Durant les décennies qui suivirent la mort de Bach, L’Art de la fugue devint une œuvre pour clavier très appréciée et considérée comme le point culminant de la composition contrapuntique. D'autres, en revanche, considéraient le volume comme un exemple purement théorique. Pour les deux camps, l'ingéniosité de Bach réside dans le traitement du thème principal. Celui-ci est diminué, renversé, augmenté, divisé, tandis que les quatre voix se répondent et s'anticipent en toute indépendance. La mélodie d'à peine 12 notes n'est pas seulement un thème de base, mais le fondement de toute l'œuvre. Le motif, simple mais énigmatique, prend différentes formes présentant leur propre charge émotionnelle. Pourtant, chaque fugue est dans la même tonalité de ré mineur, une tonalité sérieuse – parfois dramatiques – comme dans la Sixième Suite anglaise de Bach. Que le titre soit le fruit de l’imagination de Bach ou de son gendre, l’œuvre est un véritable joyau de la composition fugale. La question suivante est de savoir comment interpréter ce joyau ?

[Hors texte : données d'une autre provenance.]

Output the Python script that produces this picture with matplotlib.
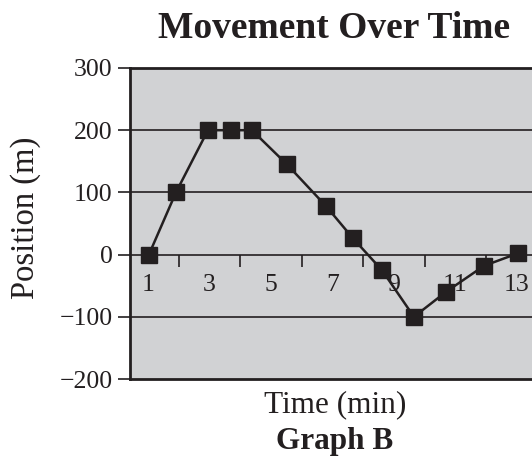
import matplotlib
matplotlib.use('Agg')
import matplotlib.pyplot as plt

# Data
time_min = [1.03, 1.91, 2.95, 3.70, 4.38, 5.52, 6.79, 7.67, 8.61, 9.65, 10.69, 11.93, 13.03]
position_m = [0, 100, 200, 200, 200, 145, 78, 26, -25, -100, -60, -18, 2]
x_label_ticks = [1, 3, 5, 7, 9, 11, 13]
x_mark_ticks = [2, 4, 6, 8, 10, 12]
y_ticks = [-200, -100, 0, 100, 200, 300]
y_tick_labels = ['\u2212200', '\u2212100', '0', '100', '200', '300']
y_grid = [-100, 100, 200]

plt.rcParams['font.family'] = ['Liberation Serif', 'DejaVu Serif']
ink = '#231f20'

fig = plt.figure(figsize=(5.32, 4.58), dpi=100)
ax = fig.add_axes([130/532, 1 - 379/458, 410/532, 311/458])
ax.set_facecolor('#d1d2d4')
ax.set_xlim(0.415, 13.75)
ax.set_ylim(-200, 300)

for g in y_grid:
    ax.axhline(g, color=ink, lw=1.2, zorder=1)

ax.spines['bottom'].set_position(('data', 0))
ax.spines['bottom'].set_linewidth(1.2)
ax.spines['bottom'].set_color(ink)
ax.spines['right'].set_visible(False)
ax.spines['left'].set_linewidth(2)
ax.spines['left'].set_color(ink)
ax.spines['top'].set_linewidth(2)
ax.spines['top'].set_color(ink)
ax.axhline(-200, color=ink, lw=2, clip_on=False, zorder=2.5)

ax.plot(time_min, position_m, color=ink, lw=1.8, marker='s', ms=11,
        markeredgecolor=ink, zorder=3, clip_on=False)

ax.set_xticks(x_mark_ticks)
ax.set_xticklabels([])
ax.set_xticks(x_label_ticks, minor=True, labels=[str(v) for v in x_label_ticks])
ax.tick_params(axis='x', which='major', direction='out', length=8.6, width=1.2, color=ink)
ax.tick_params(axis='x', which='minor', length=0, pad=14, labelsize=18.5, labelcolor=ink)

ax.set_yticks(y_ticks, labels=y_tick_labels)
ax.tick_params(axis='y', direction='out', length=8.6, width=1.2, color=ink,
               pad=4, labelsize=18.5, labelcolor=ink)

fig.text(334/532, 1 - 28/458, 'Movement Over Time', fontsize=27, fontweight='bold',
         ha='center', va='center', color=ink)
fig.text(26/532, 1 - 218/458, 'Position (m)', fontsize=23.5, rotation=90,
         ha='center', va='center', color=ink)
fig.text(335/532, 1 - 405/458, 'Time (min)', fontsize=22.5,
         ha='center', va='center', color=ink)
fig.text(335/532, 1 - 441/458, 'Graph B', fontsize=22.5, fontweight='bold',
         ha='center', va='center', color=ink)

fig.savefig('out.png', dpi=100)
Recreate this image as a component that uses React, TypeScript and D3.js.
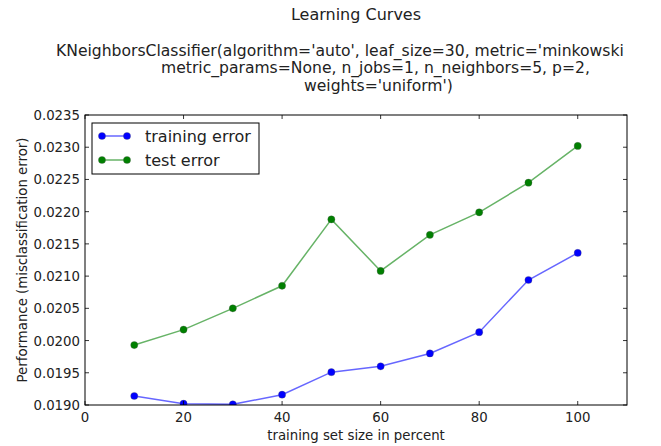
import React from "react";
import * as d3 from "d3";

const sizes = [10, 20, 30, 40, 50, 60, 70, 80, 90, 100];
const trainingError = [0.01914, 0.01902, 0.01901, 0.01916, 0.01951, 0.01960, 0.01980, 0.02013, 0.02094, 0.02136];
const testError = [0.01993, 0.02017, 0.02050, 0.02085, 0.02188, 0.02108, 0.02164, 0.02199, 0.02245, 0.02302];
const xTicks = [0, 20, 40, 60, 80, 100];
const yTicks = [0.019, 0.0195, 0.02, 0.0205, 0.021, 0.0215, 0.022, 0.0225, 0.023, 0.0235];
const titleLines = [
  "Learning Curves",
  "KNeighborsClassifier(algorithm='auto', leaf_size=30, metric='minkowski",
  "metric_params=None, n_jobs=1, n_neighbors=5, p=2,",
  "weights='uniform')",
];
const seriesNames = ["training error", "test error"];

const W = 661, H = 446;
const L = 85, R = 627, T = 115, B = 405;
const FONT = "DejaVu Sans, sans-serif";

export default function App() {
  const x = d3.scaleLinear().domain([0, 110]).range([L, R]);
  const y = d3.scaleLinear().domain([0.019, 0.0235]).range([B, T]);
  const line = d3.line<number>().x((_, i) => x(sizes[i])).y((d) => y(d));
  const series = [
    { name: seriesNames[0], values: trainingError, color: "#0000ff" },
    { name: seriesNames[1], values: testError, color: "#008000" },
  ];
  const tl = 4;
  return (
    <svg width={W} height={H} style={{ position: "absolute", left: 0, top: 0, background: "#fff" }} fontFamily={FONT}>
      <rect x={0} y={0} width={W} height={H} fill="#fff" />
      {/* titles */}
      <text x={356} y={20} fontSize={16} textAnchor="middle" fill="#222">{titleLines[0]}</text>
      <text x={56} y={55.5} fontSize={15.6} fill="#222">{titleLines[1]}</text>
      <text x={161} y={73} fontSize={15.6} fill="#222">{titleLines[2]}</text>
      <text x={304} y={90.5} fontSize={15.6} fill="#222">{titleLines[3]}</text>

      {/* series */}
      <defs>
        <clipPath id="clip">
          <rect x={L} y={T - 5} width={R - L} height={B - T + 5} />
        </clipPath>
      </defs>
      <g clipPath="url(#clip)">
        {series.map((s) => (
          <g key={s.name}>
            <path d={line(s.values) || ""} fill="none" stroke={s.color} strokeOpacity={0.6} strokeWidth={1.5} />
            {s.values.map((v, i) => (
              <circle key={i} cx={x(sizes[i])} cy={y(v)} r={3.6} fill={s.color} stroke="#555" strokeOpacity={0.5} strokeWidth={0.6} />
            ))}
          </g>
        ))}
      </g>

      {/* ticks */}
      {xTicks.map((t) => (
        <g key={"x" + t}>
          <line x1={x(t)} x2={x(t)} y1={B} y2={B - tl} stroke="#000" strokeWidth={0.8} />
          <line x1={x(t)} x2={x(t)} y1={T} y2={T + tl} stroke="#000" strokeWidth={0.8} />
          <text x={x(t)} y={422} fontSize={13.3} textAnchor="middle" fill="#222">{t}</text>
        </g>
      ))}
      {yTicks.map((t) => (
        <g key={"y" + t}>
          <line x1={L} x2={L + tl} y1={y(t)} y2={y(t)} stroke="#000" strokeWidth={0.8} />
          <line x1={R} x2={R - tl} y1={y(t)} y2={y(t)} stroke="#000" strokeWidth={0.8} />
          <text x={L - 5} y={y(t) + 5} fontSize={13.3} textAnchor="end" fill="#222">{t.toFixed(4)}</text>
        </g>
      ))}

      {/* frame */}
      <rect x={L} y={T} width={R - L} height={B - T} fill="none" stroke="#000" strokeWidth={1} />

      {/* axis labels */}
      <text x={356} y={440} fontSize={13.3} textAnchor="middle" fill="#222">training set size in percent</text>
      <text transform={`translate(27,${(T + B) / 2}) rotate(-90)`} fontSize={13.3} textAnchor="middle" fill="#222">
        Performance (misclassification error)
      </text>

      {/* legend */}
      <rect x={92} y={123} width={167} height={51} fill="#fff" stroke="#000" strokeWidth={1} />
      {series.map((s, i) => {
        const ly = 136 + i * 24;
        return (
          <g key={"lg" + s.name}>
            <line x1={102} x2={127} y1={ly} y2={ly} stroke={s.color} strokeOpacity={0.6} strokeWidth={1.5} />
            <circle cx={102} cy={ly} r={3.6} fill={s.color} stroke="#555" strokeOpacity={0.5} strokeWidth={0.6} />
            <circle cx={127} cy={ly} r={3.6} fill={s.color} stroke="#555" strokeOpacity={0.5} strokeWidth={0.6} />
            <text x={145} y={ly + 5.5} fontSize={16} fill="#222">{s.name}</text>
          </g>
        );
      })}
    </svg>
  );
}
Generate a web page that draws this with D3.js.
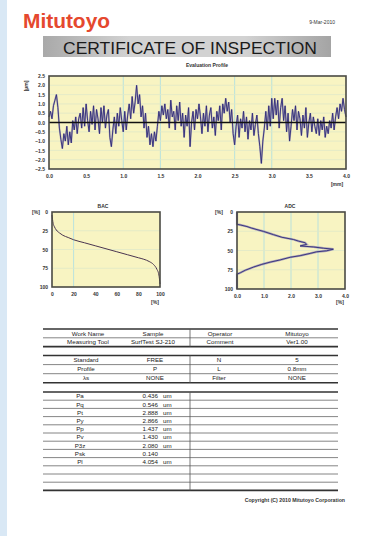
<!DOCTYPE html>
<html>
<head>
<meta charset="utf-8">
<script src="https://cdn.jsdelivr.net/npm/d3@7"></script>
<style>
  body { margin: 0; background: #fff; }
  svg { display: block; font-family: "Liberation Sans", Arial, sans-serif; }
</style>
</head>
<body>
<div id="chart"></div>
<script>
// ---- data ----
// evaluation profile heights [um], evenly spaced over 0..4 mm
const profile = [
  0.3, 0.6, 0.2, 0.9, 1.2, 1.5, 0.8, -0.3, -0.9, -1.4, -0.6,
  -1.0, -0.2, -1.2, -0.5, -1.1, 0.1, -0.4, 0.3, -0.6, 0.2,
  0.5, -0.3, 0.8, -0.2, 1.0, 0.1, -0.5, 0.6, -0.1, 0.9,
  -0.4, 0.7, 0.2, -0.6, 0.8, 0.0, 0.9, -0.3, 0.4, 0.7,
  -0.8, -1.3, -0.4, 0.3, -0.6, 0.5, -0.2, 0.8, 0.1, -0.5,
  0.6, -0.4, 0.4, 1.0, 0.2, 1.4, 0.5, 1.1, 2.0, 1.0,
  1.5, 0.3, 0.9, -0.3, 0.5, -0.8, -0.2, -1.2, -0.6, -1.3,
  -0.5, -1.0, -0.2, 0.6, 0.1, 0.9, 0.4, 1.0, 0.2, 0.7,
  -0.3, 1.2, 0.3, 0.6, -0.4, 0.9, 0.1, 1.1, -0.2, 0.5,
  -0.8, 0.4, -0.2, 0.8, -1.3, 0.0, 0.6, -0.4, 0.7, 0.2,
  1.0, 0.3, -0.6, 0.5, -0.2, 0.9, -0.5, 0.4, 0.8, -0.3,
  0.3, -0.7, 0.6, 0.1, 0.9, -0.4, 1.0, 0.5, 1.3, 0.6,
  1.1, 0.0, 0.7, -0.6, -1.2, -0.2, 0.4, -0.8, 0.2, -0.3,
  0.6, -0.5, 0.3, -0.9, 0.1, -0.4, 0.5, -0.7, -0.1, 0.4,
  -0.6, -1.3, -2.2, -1.0, -0.3, 0.6, -0.4, 0.9, -0.2, 1.3,
  0.2, 1.3, 0.4, 1.2, -0.3, 0.8, 1.3, 0.1, 0.9, -0.5,
  0.5, -1.0, -0.2, 0.7, 0.1, 0.9, -0.4, 0.6, 0.2, -0.7,
  0.4, -0.3, 0.8, -0.8, 0.0, 0.5, -0.5, 0.3, -0.2, -0.6,
  0.2, -0.7, 0.1, -0.4, 0.3, -0.8, -0.2, -0.6, 0.1, -0.3,
  0.5, -0.4, 0.3, 0.8, 0.2, 1.0, 0.6, 1.3, 0.7, 0.3
];
const profileXTicks = [0, 0.5, 1, 1.5, 2, 2.5, 3, 3.5, 4];
const profileYTicks = [2.5, 2, 1.5, 1, 0.5, 0, -0.5, -1, -1.5, -2, -2.5];

// bearing area curve (x: bearing ratio %, y: depth %)
const bacX = [0, 0.5, 1, 2, 4, 7, 10, 15, 20, 30, 40, 50, 60, 70, 80, 85, 90, 94, 97, 99, 100];
const bacY = [4, 10, 15, 19, 24, 28, 31, 34, 37, 41, 45, 49, 53, 57, 61, 63, 66, 70, 76, 84, 96];
const bacXTicks = [0, 20, 40, 60, 80, 100];
const bacYTicks = [0, 25, 50, 75, 100];

// amplitude distribution curve (x: density %, y: depth %)
const adcY = [0, 16, 16.8, 18.9, 21, 25.2, 29.4, 32.8, 35.7, 37.8, 39.9, 42, 44.1, 45.4, 47, 48.3, 50.4, 51.7, 53.8, 56.7, 58.8, 62.2, 65.1, 68, 71.4, 75.6, 79, 80.7, 100];
const adcX = [0, 0, 0.12, 0.37, 0.55, 0.98, 1.35, 1.66, 2.09, 2.28, 2.52, 2.58, 2.34, 2.83, 3.2, 3.57, 3.32, 2.95, 2.71, 2.34, 1.97, 1.6, 1.23, 0.92, 0.62, 0.31, 0.12, 0, 0];
const adcXTicks = [0, 1, 2, 3, 4];
const adcYTicks = [0, 25, 50, 75, 100];

// table contents
const infoRows = [
  ["Work Name", "Sample", "Operator", "Mitutoyo"],
  ["Measuring Tool", "SurfTest SJ-210", "Comment", "Ver1.00"]
];
const condRows = [
  ["Standard", "FREE", "N", "5"],
  ["Profile", "P", "L", "0.8mm"],
  ["λs", "NONE", "Filter", "NONE"]
];
const paramNames = ["Pa", "Pq", "Pt", "Py", "Pp", "Pv", "P3z", "Psk", "Pl"];
const paramValues = ["0.436", "0.546", "2.888", "2.866", "1.437", "1.430", "2.080", "0.140", "4.054"];
const paramUnits = ["um", "um", "um", "um", "um", "um", "um", "", "um"];

// ---- drawing ----
const W = 375, H = 536;
const svg = d3.select('#chart').append('svg')
  .attr('width', W)
  .attr('height', H);

const defs = svg.append('defs');
const grad = defs.append('linearGradient').attr('id', 'bar');
grad.append('stop').attr('offset', '0%').attr('stop-color', '#a9a9a9');
grad.append('stop').attr('offset', '30%').attr('stop-color', '#d2d2d2');
grad.append('stop').attr('offset', '70%').attr('stop-color', '#d2d2d2');
grad.append('stop').attr('offset', '100%').attr('stop-color', '#a4a4a4');

// page edge (photo background)
svg.append('rect').attr('x', 0).attr('y', 0).attr('width', 7).attr('height', H).attr('fill', '#d9e8f5');

// header
svg.append('text')
  .attr('x', 23).attr('y', 28)
  .attr('font-size', 20).attr('font-weight', 'bold')
  .attr('fill', '#e5482e')
  .attr('textLength', 87).attr('lengthAdjust', 'spacingAndGlyphs')
  .text('Mitutoyo');

svg.append('text')
  .attr('x', 335).attr('y', 24)
  .attr('text-anchor', 'end')
  .attr('font-size', 5).attr('fill', '#333')
  .text('9-Mar-2010');

svg.append('rect')
  .attr('x', 43).attr('y', 36).attr('width', 288).attr('height', 21)
  .attr('fill', 'url(#bar)');

svg.append('text')
  .attr('x', 63).attr('y', 53.5)
  .attr('font-size', 17).attr('fill', '#1a1a1a')
  .attr('textLength', 254).attr('lengthAdjust', 'spacingAndGlyphs')
  .text('CERTIFICATE OF INSPECTION');

// generic framed plot
function plotFrame(x0, x1, y0, y1, xScale, yScale, xTicks, yTicks, xFmt, yFmt, vGrid, hGrid) {
  const g = svg.append('g');
  g.append('rect')
    .attr('x', x0).attr('y', y0).attr('width', x1 - x0).attr('height', y1 - y0)
    .attr('fill', '#f8f4c2');

  g.selectAll('.vg').data(vGrid).enter().append('line')
    .attr('x1', d => xScale(d)).attr('x2', d => xScale(d))
    .attr('y1', y0).attr('y2', y1)
    .attr('stroke', '#a9dde3').attr('stroke-width', 0.8);

  g.selectAll('.hg').data(hGrid).enter().append('line')
    .attr('x1', x0).attr('x2', x1)
    .attr('y1', d => yScale(d)).attr('y2', d => yScale(d))
    .attr('stroke', '#dfe9c8').attr('stroke-width', 0.8);

  const xAxis = d3.axisBottom(xScale).tickValues(xTicks).tickFormat(xFmt).tickSize(0).tickPadding(5);
  const yAxis = d3.axisLeft(yScale).tickValues(yTicks).tickFormat(yFmt).tickSize(0).tickPadding(4);

  const xg = g.append('g').attr('transform', 'translate(0,' + y1 + ')').call(xAxis);
  const yg = g.append('g').attr('transform', 'translate(' + x0 + ',0)').call(yAxis);
  [xg, yg].forEach(a => {
    a.select('.domain').remove();
    a.selectAll('text')
      .attr('font-size', 5).attr('font-weight', 'bold')
      .attr('fill', '#333').attr('font-family', '"Liberation Sans", Arial, sans-serif');
  });
  return g;
}

function border(g, x0, x1, y0, y1) {
  g.append('rect')
    .attr('x', x0).attr('y', y0).attr('width', x1 - x0).attr('height', y1 - y0)
    .attr('fill', 'none').attr('stroke', '#4a4a44').attr('stroke-width', 1.6);
}

function label(x, y, t, opts) {
  const el = svg.append('text')
    .attr('x', x).attr('y', y)
    .attr('font-size', (opts && opts.size) || 5)
    .attr('font-weight', 'bold')
    .attr('fill', '#333')
    .attr('text-anchor', (opts && opts.anchor) || 'middle')
    .text(t);
  if (opts && opts.rotate) el.attr('transform', 'rotate(-90,' + x + ',' + y + ')');
  return el;
}

// ---- evaluation profile ----
{
  const x0 = 49, x1 = 346, y0 = 76, y1 = 169;
  const xs = d3.scaleLinear().domain([0, 4]).range([x0, x1]);
  const ys = d3.scaleLinear().domain([-2.5, 2.5]).range([y1, y0]);
  const g = plotFrame(x0, x1, y0, y1, xs, ys, profileXTicks, profileYTicks,
    d3.format('.1f'), d3.format('.1f'), [1, 1.5, 2.5, 3], [2, 1.5, 1, 0.5, -0.5, -1, -1.5, -2]);

  const line = d3.line()
    .x((d, i) => xs(i * 4 / (profile.length - 1)))
    .y(d => ys(d));

  g.append('path').datum(profile)
    .attr('d', line)
    .attr('fill', 'none')
    .attr('stroke', '#8a82b0').attr('stroke-width', 1.8).attr('stroke-opacity', 0.6);
  g.append('path').datum(profile)
    .attr('d', line)
    .attr('fill', 'none')
    .attr('stroke', '#2f2a78').attr('stroke-width', 0.9);

  g.append('line')
    .attr('x1', x0).attr('x2', x1)
    .attr('y1', ys(0)).attr('y2', ys(0))
    .attr('stroke', '#111').attr('stroke-width', 1.4);

  border(g, x0, x1, y0, y1);
  label(207, 67, 'Evaluation Profile');
  label(28, 86, '[µm]', { rotate: true });
  label(337, 186, '[mm]');
}

// ---- BAC ----
{
  const x0 = 52, x1 = 160, y0 = 212, y1 = 287;
  const xs = d3.scaleLinear().domain([0, 100]).range([x0, x1]);
  const ys = d3.scaleLinear().domain([0, 100]).range([y0, y1]);
  const g = plotFrame(x0, x1, y0, y1, xs, ys, bacXTicks, bacYTicks,
    d3.format('d'), d3.format('d'), [20], [25, 50, 75]);

  const line = d3.line()
    .x((d, i) => xs(bacX[i]))
    .y(d => ys(d))
    .curve(d3.curveMonotoneX);

  g.append('path').datum(bacY)
    .attr('d', line)
    .attr('fill', 'none')
    .attr('stroke', '#4a3550').attr('stroke-width', 1);

  border(g, x0, x1, y0, y1);
  label(103, 208, 'BAC');
  label(36, 214, '[%]');
  label(155, 304, '[%]');
}

// ---- ADC ----
{
  const x0 = 237, x1 = 345, y0 = 212, y1 = 289;
  const xs = d3.scaleLinear().domain([0, 4]).range([x0, x1]);
  const ys = d3.scaleLinear().domain([0, 100]).range([y0, y1]);
  const g = plotFrame(x0, x1, y0, y1, xs, ys, adcXTicks, adcYTicks,
    d3.format('.1f'), d3.format('d'), [1, 2, 3], [25, 50, 75]);

  const line = d3.line()
    .x((d, i) => xs(adcX[i]))
    .y(d => ys(d));

  g.append('path').datum(adcY)
    .attr('d', line)
    .attr('fill', 'none')
    .attr('stroke', '#8a82b0').attr('stroke-width', 2.2).attr('stroke-opacity', 0.7);
  g.append('path').datum(adcY)
    .attr('d', line)
    .attr('fill', 'none')
    .attr('stroke', '#2f2a78').attr('stroke-width', 0.9);

  border(g, x0, x1, y0, y1);
  label(290, 208, 'ADC');
  label(219, 214, '[%]');
  label(340, 304, '[%]');
}

// ---- table ----
{
  const tx0 = 43, tx1 = 338, mid = 190;
  const colX = [88, 153, 220, 297];
  const tg = svg.append('g').attr('font-size', 6.2).attr('fill', '#222');

  function hline(y, thick) {
    tg.append('line')
      .attr('x1', tx0).attr('x2', tx1).attr('y1', y).attr('y2', y)
      .attr('stroke', thick ? '#333' : '#666')
      .attr('stroke-width', thick ? 1.6 : 0.8);
  }
  function vline(ya, yb) {
    tg.append('line')
      .attr('x1', mid).attr('x2', mid).attr('y1', ya).attr('y2', yb)
      .attr('stroke', '#555').attr('stroke-width', 0.8);
  }
  function rowBlock(rows, top, rowH, centers) {
    hline(top, true);
    rows.forEach((r, i) => {
      const yc = top + rowH * (i + 0.5);
      r.forEach((t, j) => {
        tg.append('text')
          .attr('x', centers[j]).attr('y', yc + 2.2)
          .attr('text-anchor', 'middle')
          .text(t);
      });
      hline(top + rowH * (i + 1), i === rows.length - 1);
    });
    vline(top, top + rowH * rows.length);
  }

  rowBlock(infoRows, 329, 8.8, colX);
  rowBlock(condRows, 355.5, 9.1, [86, 155, 219, 297]);

  // parameters block
  const pTop = 392, pRowH = 8.2, nRows = 12;
  hline(pTop, true);
  for (let i = 0; i < nRows; i++) {
    hline(pTop + pRowH * (i + 1), i === nRows - 1);
  }
  vline(pTop, pTop + pRowH * nRows);
  paramNames.forEach((n, i) => {
    const yc = pTop + pRowH * (i + 0.5) + 2.2;
    tg.append('text').attr('x', 80).attr('y', yc).attr('text-anchor', 'middle').text(n);
    tg.append('text').attr('x', 158).attr('y', yc).attr('text-anchor', 'end').text(paramValues[i]);
    tg.append('text').attr('x', 163).attr('y', yc).attr('text-anchor', 'start').text(paramUnits[i]);
  });
}

svg.append('text')
  .attr('x', 345).attr('y', 502)
  .attr('text-anchor', 'end')
  .attr('font-size', 5.2).attr('font-weight', 'bold').attr('fill', '#333')
  .text('Copyright (C) 2010 Mitutoyo Corporation');
</script>
</body>
</html>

Comme Le Clavier bien tempéré et les Variations Goldberg, ce cycle est interprété principalement au piano, bien que Bach n'ait jamais indiqué qu'il était destiné à un instrument à clavier. Il nous reste une partition à quatre voix réparties sur quatre portées. Cette notation polyphonique était courante pour les compositions pour clavier à partir du début du XVIIe siècle et met en valeur la technicité des quatorze fugues et canons, mais ces quatre voix peuvent tout à fait être remplacées par un autre instrument : quatre violes de gambe, par exemple. Un instrument à cordes que Bach connaissait bien, comme le prouvent ses trois Sonates pour viole de gambe et clavecin. Et c'est précisément avec l’instrument de prédilection de Romina Lischka et du Hathor Consort pour mener un dialogue entre les cultures, les styles musicaux et les disciplines ou, dans le cas de L’Art de la fugue, entre la musique et la danse.
Guillaume De Grieve
« Il n'y a pas de réponse claire sur "la" façon d'interpréter Bach. »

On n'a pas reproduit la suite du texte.